If you are struggling with any type of addiction, East Tennessee State University’s SMART Recovery is here to help.
ETSU SMART Recovery is a group for students who struggle with alcohol, substance or behavioral addiction. ETSU SMART is a nonprofit, science-based program that helps people recover from addictive behaviors.
According to Cameron Chapman, a co-facilitator of the group, the program consists of four points.
Chapman said the heart of SMART Recovery is a four-point program, which is comprised of:
1. Building and Maintaining Motivation
2. Coping with Urges
3. Managing Thoughts, Feelings and Behaviors
4. Living a Balanced Life
The group, which started at the university in 1994, is being revived this semester. Meetings currently take place every Wednesday in the third floor of the Culp Center, in room 4a from 12-1:30 p.m.

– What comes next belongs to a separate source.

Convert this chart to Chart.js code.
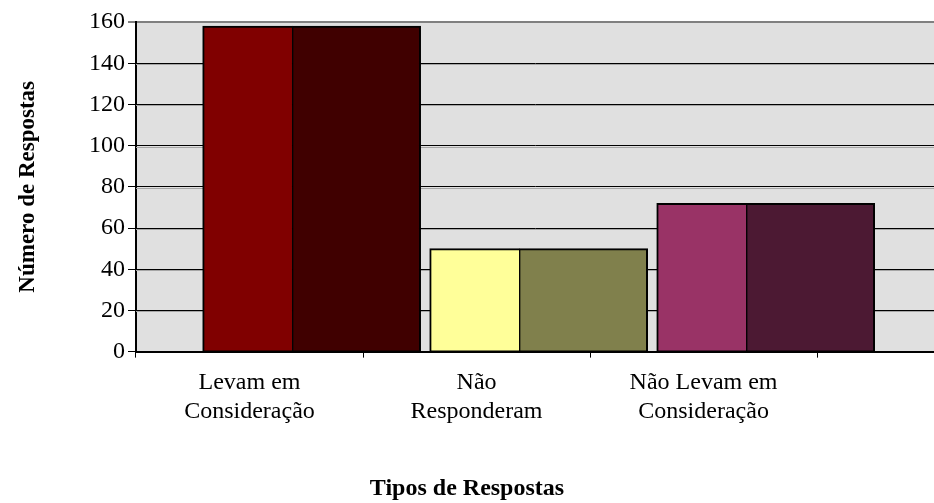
<!DOCTYPE html>
<html lang="pt">
<head>
<meta charset="utf-8">
<title>Tipos de Respostas</title>
<script src="https://cdn.jsdelivr.net/npm/chart.js@4/dist/chart.umd.min.js"></script>
<style>
  html, body { margin: 0; padding: 0; background: #ffffff; overflow: hidden; }
  canvas { display: block; }
</style>
</head>
<body>
<canvas id="chart" width="934" height="503"></canvas>
<script>
// Categories (already broken into their two label lines)
const categories = [
  ['Levam em', 'Consideração'],
  ['Não', 'Responderam'],
  ['Não Levam em', 'Consideração']
];
// Number of answers per category, one value per series
const respostasA = [158, 50, 72];
const respostasB = [158, 50, 72];
// Value-axis tick labels
const yTickValues = [0, 20, 40, 60, 80, 100, 120, 140, 160];

// Bar fills per category for each series
const coresA = ['#800000', '#FFFF99', '#993366'];
const coresB = ['#400000', '#80804C', '#4C1933'];

const tituloX = 'Tipos de Respostas';
const tituloY = 'Número de Respostas';

const FONT = "'Liberation Serif', 'Times New Roman', serif";
const SPAN = 3.515;        // category slots visible across the plot width
const BAR_SHIFT = 0.19;    // bar groups sit right of the label slots

Chart.defaults.font.family = FONT;
Chart.defaults.color = '#000000';

// Grey plot-area fill behind grid and bars
const plotBackground = {
  id: 'plotBackground',
  beforeDraw(chart) {
    const { ctx, chartArea: a } = chart;
    ctx.save();
    ctx.fillStyle = '#E0E0E0';
    ctx.fillRect(a.left, a.top, a.right - a.left, a.bottom - a.top);
    ctx.restore();
  }
};

// Light shadow line under each horizontal gridline
const gridShadow = {
  id: 'gridShadow',
  beforeDatasetsDraw(chart) {
    const { ctx, chartArea: a, scales } = chart;
    const y = scales.y;
    ctx.save();
    ctx.strokeStyle = '#A6A6A6';
    ctx.lineWidth = 1;
    y.ticks.forEach((t) => {
      if (t.value <= y.min || t.value >= y.max) return;
      const py = Math.round(y.getPixelForValue(t.value)) + 1.5;
      ctx.beginPath();
      ctx.moveTo(a.left, py);
      ctx.lineTo(a.right, py);
      ctx.stroke();
    });
    ctx.restore();
  }
};

const toPoints = (values) => values.map((v, i) => ({ x: i, y: v }));

new Chart(document.getElementById('chart'), {
  type: 'bar',
  data: {
    datasets: [
      {
        label: 'A',
        data: toPoints(respostasA),
        xAxisID: 'xb',
        backgroundColor: coresA,
        borderColor: '#000000',
        borderWidth: { top: 2, left: 2, right: 1, bottom: 1 },
        borderSkipped: false,
        barThickness: 90
      },
      {
        label: 'B',
        data: toPoints(respostasB),
        xAxisID: 'xb',
        backgroundColor: coresB,
        borderColor: '#000000',
        borderWidth: { top: 2, left: 1, right: 2, bottom: 1 },
        borderSkipped: false,
        barThickness: 128
      }
    ]
  },
  options: {
    responsive: false,
    animation: false,
    devicePixelRatio: 1,
    layout: { padding: { top: 22, left: 0, right: 0, bottom: 0 } },
    plugins: {
      legend: { display: false },
      tooltip: { enabled: false },
      title: {
        display: true,
        text: tituloX,
        position: 'bottom',
        color: '#000000',
        font: { family: FONT, size: 24, weight: 'bold' },
        padding: { top: 38, bottom: 0 }
      }
    },
    scales: {
      x: {
        type: 'linear',
        position: 'bottom',
        min: -0.5,
        max: -0.5 + SPAN,
        offset: false,
        afterBuildTicks: (s) => { s.ticks = categories.map((_, i) => ({ value: i })); },
        ticks: {
          callback: (v, i) => categories[i],
          autoSkip: false,
          maxRotation: 0,
          minRotation: 0,
          padding: 10,
          color: '#000000',
          font: { family: FONT, size: 24, lineHeight: 1.22 }
        },
        grid: {
          offset: true,
          drawOnChartArea: false,
          drawTicks: true,
          tickLength: 6,
          tickColor: '#000000',
          color: '#000000'
        },
        border: { display: true, color: '#000000', width: 2 }
      },
      xb: {
        type: 'linear',
        axis: 'x',
        display: false,
        min: -0.5 - BAR_SHIFT,
        max: -0.5 - BAR_SHIFT + SPAN,
        offset: false,
        grid: { display: false }
      },
      y: {
        type: 'linear',
        position: 'left',
        min: 0,
        max: 160,
        afterBuildTicks: (s) => { s.ticks = yTickValues.map((v) => ({ value: v })); },
        afterFit: (s) => { s.width = 136; },
        ticks: {
          padding: 3,
          color: '#000000',
          font: { family: FONT, size: 24 }
        },
        grid: {
          color: (c) => (c.tick && c.tick.value === 160 ? '#808080' : '#000000'),
          lineWidth: (c) => (c.tick && c.tick.value === 160 ? 2 : 1),
          tickLength: 8,
          tickColor: '#000000',
          tickWidth: 1
        },
        border: { display: true, color: '#000000', width: 2 },
        title: {
          display: true,
          text: tituloY,
          color: '#000000',
          font: { family: FONT, size: 23, weight: 'bold' },
          padding: { top: 14, bottom: 0 }
        }
      }
    }
  },
  plugins: [plotBackground, gridShadow]
});
</script>
</body>
</html>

“We had one individual last week, which is not unusual when starting a new group,” Chapman said. “In the past week, more students have shown interest in SMART, and we continue to get referrals through the counseling center. We welcome any ETSU student who recognizes that they might benefit from this group”
All attendees of the group have an opportunity to speak along with a facilitator present. The facilitator’s role is designed to guide conversation and, initially, to provide tools to the group as a whole.

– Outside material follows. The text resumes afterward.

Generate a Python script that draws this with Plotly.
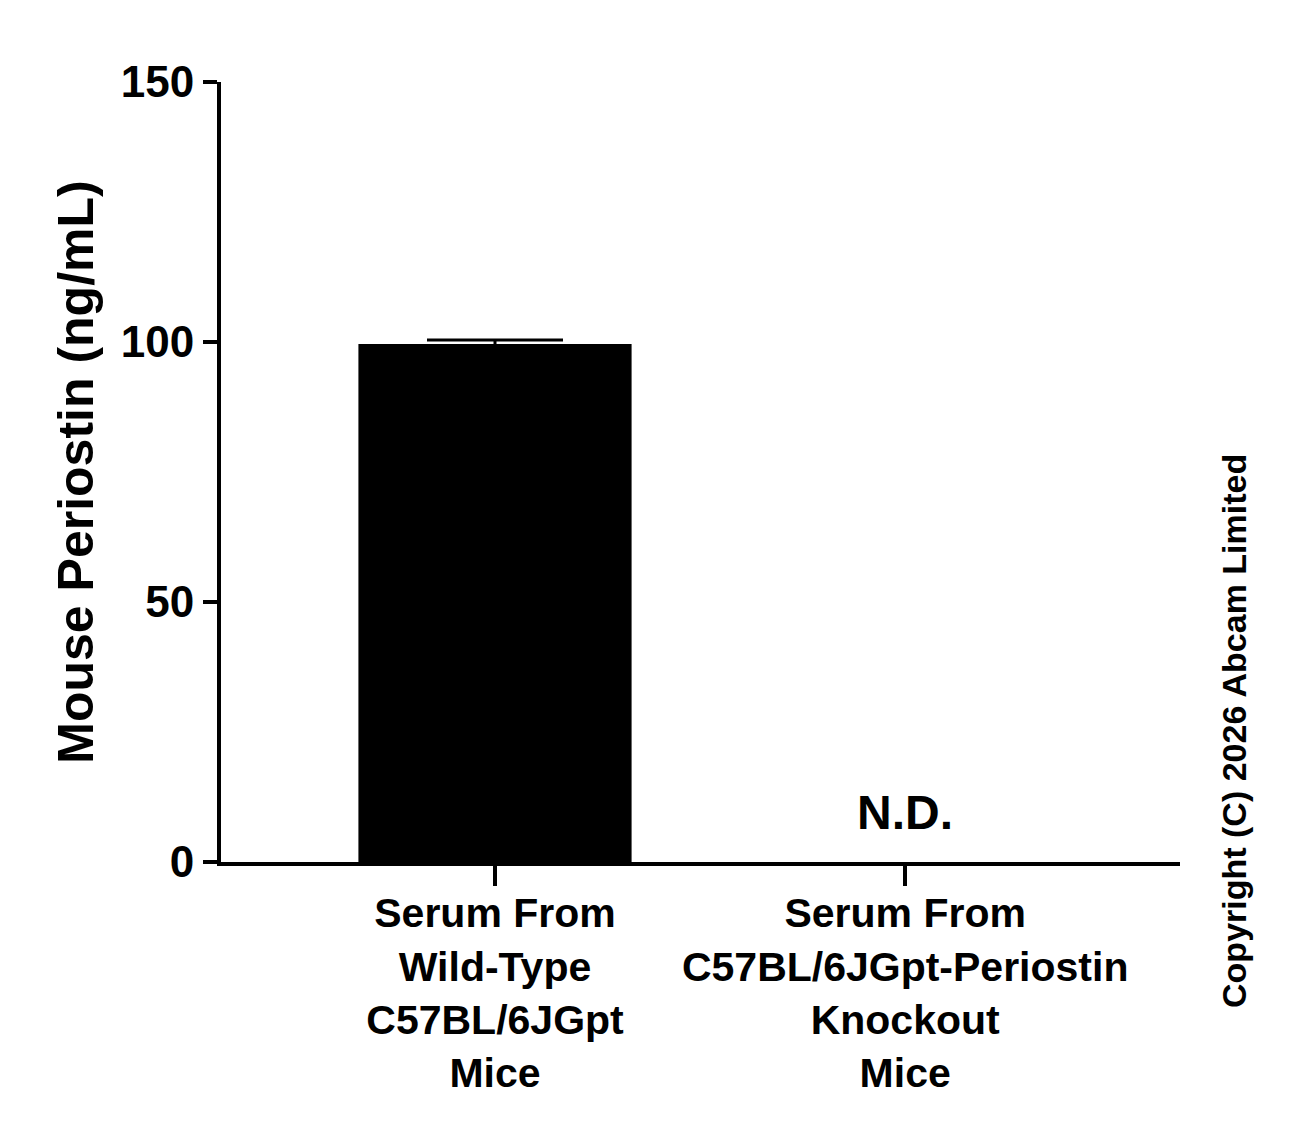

According to Chapman, one of the most important aspects of the meetings is confidentiality.
“An important ground rule of this group is that what is said in the group, stays in the group,” Chapman said.
“In order for group therapy to be effective and productive, members need to feel like they can be vulnerable and honest with each other,” Chapman continued. “That level of vulnerability and honesty can only happen if everyone trusts that what they are sharing will be protected. Confidentiality is one of the highest values that we hold as facilitators and maintaining group members confidentiality will be expected of participants.”
In addition to being a co-facilitator of the group, Chapman is also a graduate student at the university heading towards a master’s in counseling.
“Part of my own purpose is to help people develop a greater understanding of their own pain and to explore it, with the hope that that exploration will lead to making changes that support them in living their best life,” Chapman said. “SMART Recovery may provide an avenue for this to become a possibility.”
For more information on the group, you can contact Chapman at firstname.lastname@example.org.
“Addiction, which can take various forms, profoundly impacts our culture,” Chapman said.